Aerial footage shows a devastating scene of dozens of cetaceans scattered along a stretch of beach where icy water meets sand.

Residents threw blankets at the survivors and used buckets of water to keep them alive, while others tried to free themselves without success. In the same area, many were dead.

Officials announced that marine conservation experts and staff with whale rescue equipment were on their way to the scene.

They will try to return those that are strong enough to survive back to the water and will likely have to tow the dead animals out to sea to avoid attracting sharks to the region.

Almost two years ago, the same region was the scene of another mass stranding, with almost 500 pilot whales, of which only 100 survived. The causes of mass strandings are not fully understood.

Scientists suggest it could be caused by groups that veer off course after feeding too close to shore. Pilot whales are very sociable and tend to follow their group mates when they get into danger.

Sometimes it happens when old, sick or injured whales swim to shore and other members of the group follow them in an attempt to respond to the distress signals from the beached whale.

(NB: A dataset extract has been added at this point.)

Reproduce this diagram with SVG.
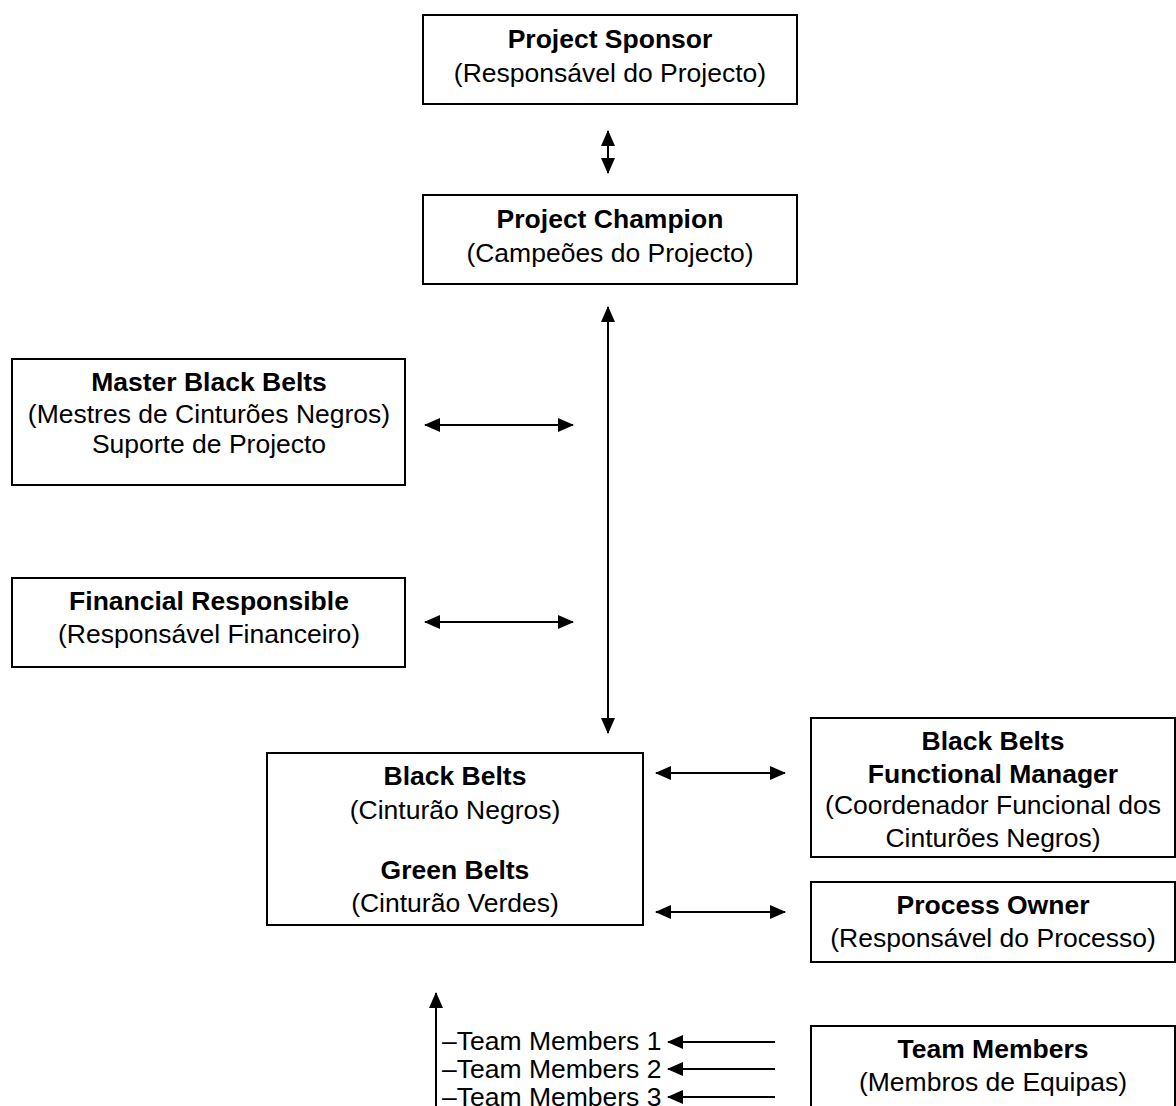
<svg xmlns="http://www.w3.org/2000/svg" width="1176" height="1106" viewBox="0 0 1176 1106">
  <style>
    .box { fill: #ffffff; stroke: #000000; stroke-width: 2; }
    .t { font-family: "Liberation Sans", Arial, sans-serif; font-size: 26.5px; fill: #000000; text-anchor: middle; }
    .b { font-weight: bold; }
    .list { text-anchor: start; }
    .link { stroke: #000000; stroke-width: 2; fill: none; }
  </style>
  <defs>
    <marker id="head" markerUnits="userSpaceOnUse" markerWidth="16" markerHeight="14" refX="15" refY="7" orient="auto-start-reverse">
      <path d="M0,0 L16,7 L0,14 Z" fill="#000000"/>
    </marker>
  </defs>
  <rect width="1176" height="1106" fill="#ffffff"/>

  <g id="connectors">
    <line class="link" x1="608" y1="131" x2="608" y2="173" marker-start="url(#head)" marker-end="url(#head)"/>
    <line class="link" x1="608" y1="307" x2="608" y2="733" marker-start="url(#head)" marker-end="url(#head)"/>
    <line class="link" x1="425" y1="425" x2="573" y2="425" marker-start="url(#head)" marker-end="url(#head)"/>
    <line class="link" x1="425" y1="622" x2="573" y2="622" marker-start="url(#head)" marker-end="url(#head)"/>
    <line class="link" x1="656" y1="773" x2="785" y2="773" marker-start="url(#head)" marker-end="url(#head)"/>
    <line class="link" x1="656" y1="912" x2="785" y2="912" marker-start="url(#head)" marker-end="url(#head)"/>
    <line class="link" x1="436" y1="1106" x2="436" y2="993" marker-end="url(#head)"/>
    <line class="link" x1="775" y1="1042" x2="668" y2="1042" marker-end="url(#head)"/>
    <line class="link" x1="775" y1="1069" x2="668" y2="1069" marker-end="url(#head)"/>
    <line class="link" x1="775" y1="1097" x2="668" y2="1097" marker-end="url(#head)"/>
  </g>

  <g id="project-sponsor">
    <rect class="box" x="423" y="15" width="374" height="89"/>
    <text class="t b" x="610" y="48">Project Sponsor</text>
    <text class="t" x="610" y="82">(Responsável do Projecto)</text>
  </g>

  <g id="project-champion">
    <rect class="box" x="423" y="195" width="374" height="89"/>
    <text class="t b" x="610" y="228">Project Champion</text>
    <text class="t" x="610" y="262">(Campeões do Projecto)</text>
  </g>

  <g id="master-black-belts">
    <rect class="box" x="12" y="359" width="393" height="126"/>
    <text class="t b" x="209" y="391">Master Black Belts</text>
    <text class="t" x="209" y="423">(Mestres de Cinturões Negros)</text>
    <text class="t" x="209" y="453">Suporte de Projecto</text>
  </g>

  <g id="financial-responsible">
    <rect class="box" x="12" y="578" width="393" height="89"/>
    <text class="t b" x="209" y="610">Financial Responsible</text>
    <text class="t" x="209" y="643">(Responsável Financeiro)</text>
  </g>

  <g id="black-green-belts">
    <rect class="box" x="267" y="753" width="376" height="172"/>
    <text class="t b" x="455" y="785">Black Belts</text>
    <text class="t" x="455" y="819">(Cinturão Negros)</text>
    <text class="t b" x="455" y="879">Green Belts</text>
    <text class="t" x="455" y="912">(Cinturão Verdes)</text>
  </g>

  <g id="functional-manager">
    <rect class="box" x="811" y="718" width="364" height="139"/>
    <text class="t b" x="993" y="750">Black Belts</text>
    <text class="t b" x="993" y="783">Functional Manager</text>
    <text class="t" x="993" y="814">(Coordenador Funcional dos</text>
    <text class="t" x="993" y="847">Cinturões Negros)</text>
  </g>

  <g id="process-owner">
    <rect class="box" x="811" y="882" width="364" height="80"/>
    <text class="t b" x="993" y="914">Process Owner</text>
    <text class="t" x="993" y="947">(Responsável do Processo)</text>
  </g>

  <g id="team-members">
    <rect class="box" x="811" y="1026" width="364" height="90"/>
    <text class="t b" x="993" y="1058">Team Members</text>
    <text class="t" x="993" y="1091">(Membros de Equipas)</text>
  </g>

  <g id="team-member-list">
    <text class="t list" x="442" y="1050">–Team Members 1</text>
    <text class="t list" x="442" y="1078">–Team Members 2</text>
    <text class="t list" x="442" y="1106">–Team Members 3</text>
  </g>
</svg>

Others are confused and believe they are in the open sea when they hear high-frequency sonar, when in fact they are on steep beaches, as is the case with beached whales in Tasmania.

This week, 14 dead young male sperm whales were also found stranded on a remote beach on King Island, off Tasmania’s north coast.

The death of the cetaceans could be a case of “misadventure”, wildlife biologist Kris Carlyon of the government’s environmental agency told the local newspaper Mercury.

“The most common cause of these events is misadventure, they may have gone for food close to shore, they may have found food and possibly got stuck at low tide,” explained Carlyon. “This is the theory at the moment,” she added.

New Zealand also records groundings relatively frequently. In the country, nearly 300 animals are found stranded per year on average, according to official figures. It is not uncommon to see groups of 20 to 50 pilot whales stranded on a beach.

But the numbers can reach hundreds, as in 2017, when around 700 whales were stranded.